Downtown introduced Clark in the United States, and it wasn't long before Hollywood came calling. Unfortunately, neither Finian's Rainbow with Fred Astaire nor Goodbye, Mr. Chips with Peter O'Toole was a box-office success, and there have been no movies since.

"I've been asked to do a movie," Clark said. "It's a fantastic role, but I'm not sure how good the movie is going to be. It depends on who the director is."

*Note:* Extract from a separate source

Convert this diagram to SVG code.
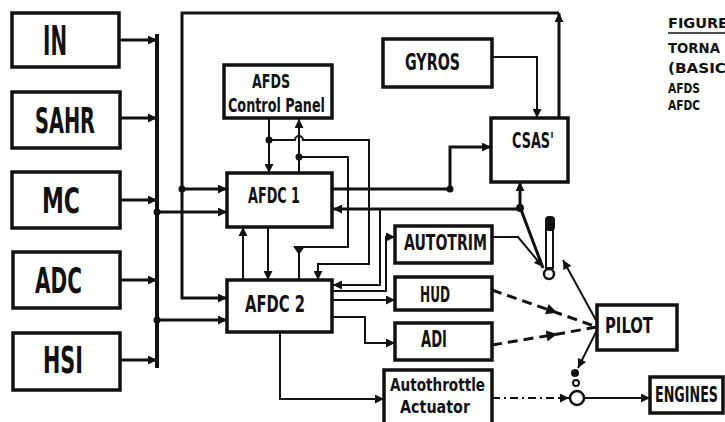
<svg xmlns="http://www.w3.org/2000/svg" width="725" height="422" viewBox="0 0 725 422">
<defs>
<marker id="ah" viewBox="0 0 10 10" refX="10" refY="5" markerWidth="10" markerHeight="9" orient="auto" markerUnits="userSpaceOnUse"><path d="M0,0 L10,5 L0,10 z" fill="#111"/></marker>
<marker id="ahm" viewBox="0 0 10 10" refX="5" refY="5" markerWidth="12" markerHeight="11" orient="auto" markerUnits="userSpaceOnUse"><path d="M0,0 L10,5 L0,10 z" fill="#111"/></marker>
</defs>
<style>
.box{fill:#fff;stroke:#111;stroke-width:3.5}
.t{font-family:"Liberation Sans Narrow","DejaVu Sans Condensed","Liberation Sans",sans-serif;font-weight:bold;fill:#111}
.w{fill:none;stroke:#111;stroke-width:2}
.m{fill:none;stroke:#111;stroke-width:3}
.bus{fill:none;stroke:#111;stroke-width:4}
.dot{fill:#111}
</style>
<rect width="725" height="422" fill="#fff"/>

<g id="connectors">
<path class="bus" d="M157,34 V368"/>
<path class="m" d="M119,40 H157" marker-end="url(#ah)"/>
<path class="m" d="M120,118 H157" marker-end="url(#ah)"/>
<path class="m" d="M120,200 H157" marker-end="url(#ah)"/>
<path class="m" d="M120,280 H157" marker-end="url(#ah)"/>
<path class="m" d="M120,360 H157" marker-end="url(#ah)"/>
<path class="m" d="M157,212 H227" marker-end="url(#ah)"/>
<circle class="dot" cx="157" cy="212" r="3.5"/>
<path class="m" d="M157,320 H227" marker-end="url(#ah)"/>
<circle class="dot" cx="157" cy="320" r="3.5"/>
<path class="m" d="M559,118 V13" marker-end="url(#ah)"/>
<path class="m" d="M559,13 H182 V298 H227" marker-end="url(#ah)"/>
<path class="m" d="M182,189 H227" marker-end="url(#ah)"/>
<circle class="dot" cx="182" cy="189" r="3.5"/>
<path class="w" d="M492,57 H537 V118" marker-end="url(#ah)"/>
<path class="w" d="M269,118 V173" marker-end="url(#ah)"/>
<circle class="dot" cx="269" cy="140" r="3.5"/>
<path class="w" d="M269,140 H295 a4,4 0 0 1 8,0 H369 V264 H318 V280" marker-end="url(#ah)"/>
<path class="w" d="M299,173 V119" marker-end="url(#ah)"/>
<circle class="dot" cx="299" cy="157" r="3.5"/>
<path class="w" d="M299,157 H348 V247 H299 V280"/>
<path class="dot" d="M293,246 L305,246 L299,255 z"/>
<path class="w" d="M268,227 V280" marker-end="url(#ah)"/>
<path class="w" d="M243,280 V227" marker-end="url(#ah)"/>
<path class="m" d="M332,189 H450 V147 H491" marker-end="url(#ah)"/>
<circle class="dot" cx="450" cy="189" r="3.5"/>
<path class="m" d="M543,268 L520,207 V182" marker-end="url(#ah)"/>
<path class="m" d="M520,209 H333" marker-end="url(#ah)"/>
<circle class="dot" cx="520" cy="208" r="4"/>
<path class="w" d="M380,209 V285 H333" marker-end="url(#ah)"/>
<path class="w" d="M332,291 H386 V237 H395" marker-end="url(#ah)"/>
<path class="w" d="M332,300 H395" marker-end="url(#ah)"/>
<path class="w" d="M332,317 H365 V343 H395" marker-end="url(#ah)"/>
<path class="w" d="M280,332 V399 H384" marker-end="url(#ah)"/>
<path class="w" d="M492,237 H518 L543,267" marker-end="url(#ah)"/>
<path class="m" d="M492,290 L552,311 L597,327" stroke-dasharray="10,6" marker-mid="url(#ahm)"/>
<path class="m" d="M492,345 L552,335 L597,327" stroke-dasharray="10,6" marker-mid="url(#ahm)"/>
<path class="w" d="M597,322 L563,260" marker-end="url(#ah)"/>
<path class="w" d="M597,330 L578,368" marker-end="url(#ah)"/>
<path class="w" d="M492,398 H569" stroke-dasharray="8,4,2,4" marker-end="url(#ah)"/>
<path class="w" d="M584,398 H650" marker-end="url(#ah)"/>
</g>

<g id="stick">
<rect x="546" y="224" width="7" height="44" fill="#fff" stroke="#111" stroke-width="2"/>
<rect x="545" y="216" width="10" height="15" rx="4" fill="#111"/>
<circle cx="549" cy="274" r="5" fill="#fff" stroke="#111" stroke-width="2.5"/>
</g>
<g id="throttle">
<circle cx="575" cy="373" r="4" fill="#111"/>
<circle cx="576" cy="383" r="3" fill="#fff" stroke="#111" stroke-width="2"/>
<circle cx="577" cy="398" r="7" fill="#fff" stroke="#111" stroke-width="2.5"/>
</g>

<g id="IN"><rect class="box" x="12" y="13" width="107" height="54"/><text class="t" x="43" y="55" font-size="40" textLength="24" lengthAdjust="spacingAndGlyphs">IN</text></g>
<g id="SAHR"><rect class="box" x="12" y="92" width="108" height="56"/><text class="t" x="35" y="133" font-size="35" textLength="60" lengthAdjust="spacingAndGlyphs">SAHR</text></g>
<g id="MC"><rect class="box" x="12" y="172" width="108" height="56"/><text class="t" x="42" y="213" font-size="36" textLength="38" lengthAdjust="spacingAndGlyphs">MC</text></g>
<g id="ADC"><rect class="box" x="13" y="252" width="107" height="56"/><text class="t" x="35" y="293" font-size="36" textLength="47" lengthAdjust="spacingAndGlyphs">ADC</text></g>
<g id="HSI"><rect class="box" x="13" y="333" width="107" height="57"/><text class="t" x="43" y="373" font-size="38" textLength="40" lengthAdjust="spacingAndGlyphs">HSI</text></g>

<g id="GYROS"><rect class="box" x="383" y="39" width="109" height="48"/><text class="t" x="405" y="70" font-size="23" textLength="55" lengthAdjust="spacingAndGlyphs">GYROS</text></g>
<g id="AFDS_Control_Panel"><rect class="box" x="224" y="65" width="108" height="53"/><text class="t" x="252" y="88" font-size="20" textLength="38" lengthAdjust="spacingAndGlyphs">AFDS</text><text class="t" x="228" y="112" font-size="20" textLength="97" lengthAdjust="spacingAndGlyphs">Control Panel</text></g>
<g id="AFDC1"><rect class="box" x="227" y="173" width="105" height="54"/><text class="t" x="248" y="203" font-size="21" textLength="52" lengthAdjust="spacingAndGlyphs">AFDC 1</text></g>
<g id="AFDC2"><rect class="box" x="227" y="280" width="105" height="52"/><text class="t" x="245" y="312" font-size="23" textLength="60" lengthAdjust="spacingAndGlyphs">AFDC 2</text></g>
<g id="CSAS"><rect class="box" x="491" y="118" width="77" height="64"/><text class="t" x="512" y="148" font-size="21" textLength="42" lengthAdjust="spacingAndGlyphs">CSAS'</text></g>
<g id="AUTOTRIM"><rect class="box" x="395" y="226" width="97" height="37"/><text class="t" x="404" y="250" font-size="21" textLength="83" lengthAdjust="spacingAndGlyphs">AUTOTRIM</text></g>
<g id="HUD"><rect class="box" x="395" y="277" width="97" height="33"/><text class="t" x="420" y="302" font-size="21" textLength="30" lengthAdjust="spacingAndGlyphs">HUD</text></g>
<g id="ADI"><rect class="box" x="395" y="323" width="97" height="37"/><text class="t" x="421" y="347" font-size="23" textLength="26" lengthAdjust="spacingAndGlyphs">ADI</text></g>
<g id="Autothrottle_Actuator"><rect class="box" x="384" y="370" width="108" height="60"/><text class="t" x="390" y="391" font-size="18" textLength="95" lengthAdjust="spacingAndGlyphs">Autothrottle</text><text class="t" x="400" y="413" font-size="18" textLength="70" lengthAdjust="spacingAndGlyphs">Actuator</text></g>
<g id="PILOT"><rect class="box" x="597" y="305" width="80" height="45"/><text class="t" x="605" y="333" font-size="21" textLength="48" lengthAdjust="spacingAndGlyphs">PILOT</text></g>
<g id="ENGINES"><rect class="box" x="650" y="377" width="73" height="36"/><text class="t" x="655" y="402" font-size="21" textLength="63" lengthAdjust="spacingAndGlyphs">ENGINES</text></g>

<g id="caption">
<text class="t" x="668" y="28" font-size="14" textLength="60" lengthAdjust="spacingAndGlyphs">FIGURE</text>
<line x1="668" y1="33" x2="725" y2="33" stroke="#111" stroke-width="1.5"/>
<text class="t" x="668" y="53" font-size="14" textLength="52" lengthAdjust="spacingAndGlyphs">TORNA</text>
<text class="t" x="668" y="73" font-size="14" textLength="58" lengthAdjust="spacingAndGlyphs">(BASIC</text>
<text class="t" x="668" y="93" font-size="14" textLength="32" lengthAdjust="spacingAndGlyphs">AFDS</text>
<text class="t" x="668" y="110" font-size="14" textLength="32" lengthAdjust="spacingAndGlyphs">AFDC</text>
</g>
</svg>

Her first Hollywood director was Francis Ford Coppola, who made his screen debut with Finian's Rainbow. "I loved him from the first moment I met him," Clark said. "But it was not an easy movie to make. We were on the back lot at Warner Bros. in the steaming heat, and we were like a band of gypsies back then. And Jack Warner didn't want to know much about us. You know, a bunch of hippies smoking pot, and motorbikes and flower power and stuff like that." It may be hard to imagine Petula Clark in league with dope smoking hippies, so quickly and firmly was her image cast. There were the uptempo think-positive songs, her ladylike looks and demeanor, and of course, that whimsical name her father had made up.

"There are lots of cows and barges named Petula, and actually now there is a shoe called the Petula made by Mephisto" she said. "It's a very nice shoe, not tacky at all." But despite a career that has spanned six decades, an indelible musical legacy, and even a shoe named for her, Clark sometimes ponders what might have been.

"I've often thought how nice it would be to change my name and change my hair and try again to see if it worked," she said. "Just try singing something else, like with a really outrageous rock hand and see what that feels like."

And for some reason, with the interview winding down, I said to Petula Clark, "You go, girl." She did a double take, and then smiled. And then she left. With my duffel bag of albums, including a newly autographed copy of the original Downtown LP, I headed home. Smiling.